The Bombay High Court on Wednesday held that the right to nominate directors to the board of private sector lender YES Bank has to be exercised jointly by the promoters and not individually.

The court also held that the right of the wife of deceased co-promoter Ashok Kapur to nominate her daughter on the bank’s Board could not be exercised without the consent of the other promoter, Rana Kapoor, who is currently the Managing Director and Chief Executive of the bank.

The court delivered its order on a suit filed by Madhu Kapur, whose husband was killed in the 26/11 terror attacks in Mumbai, demanding her right to nominate daughter Shagun Kapur-Gogia on the bank’s Board.

An indivisible right “Although the right to recommend is the right to nominate, it is an indivisible right and must be exercised jointly. It cannot be splintered into component rights with each group nominating its own person to YES Bank’s Board,” said Justice Gautam Patel in his 153-page judgemnt on a notice of motion taken out by the plaintiff.

“The right to nominate is also distinct from the right to serve on YES Bank’s Board; there is no such right to serve, and the plaintiffs do not have the right to demand that the 2nd Plaintiff (Shagun) be accepted onto the Board without Rana Kapoor’s concurrence and consent,” the Judge noted.

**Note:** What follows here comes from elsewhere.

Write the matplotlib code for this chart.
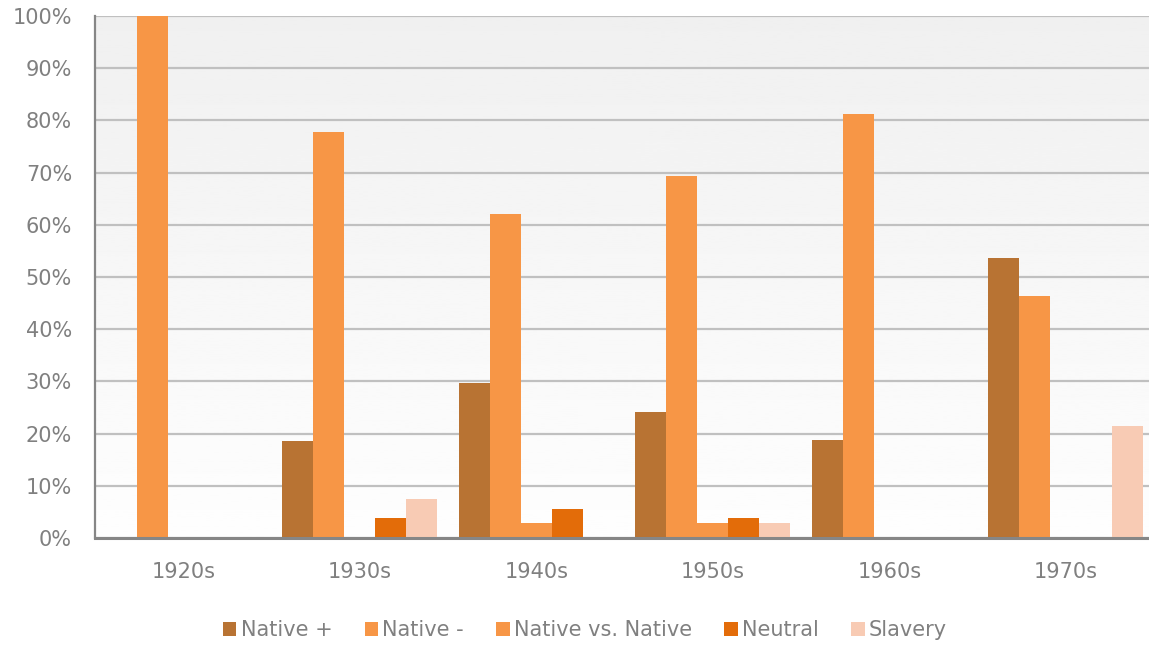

The Judge was of the view that the suggestion of each group nominating one Board member and a third Independent Representative Director being chosen for alternating terms “is wholly outside the scheme and frame of these Articles.”

“The right must be exercised jointly or not at all. It is incorrect to say that YES Bank’s Board was bound to accept the nomination of the 2nd Plaintiff (Shagun) as a joint nomination made under Article 110(b). It is also not for a court to question the sufficiency of the Board’s decision in that regard,” the court ruled.

Madhu Kapur, jointly with her children, holds a 10.29 per cent stake in the bank.

The bank argued that appointment of directors by the Board cannot be questioned before a court.

Kapur filed the suit in 2013 against the bank and Rana Kapoor.

She contended that the bank had rejected her claim to nominate directors on the ground that her late husband’s rights are not automatically transferred to her.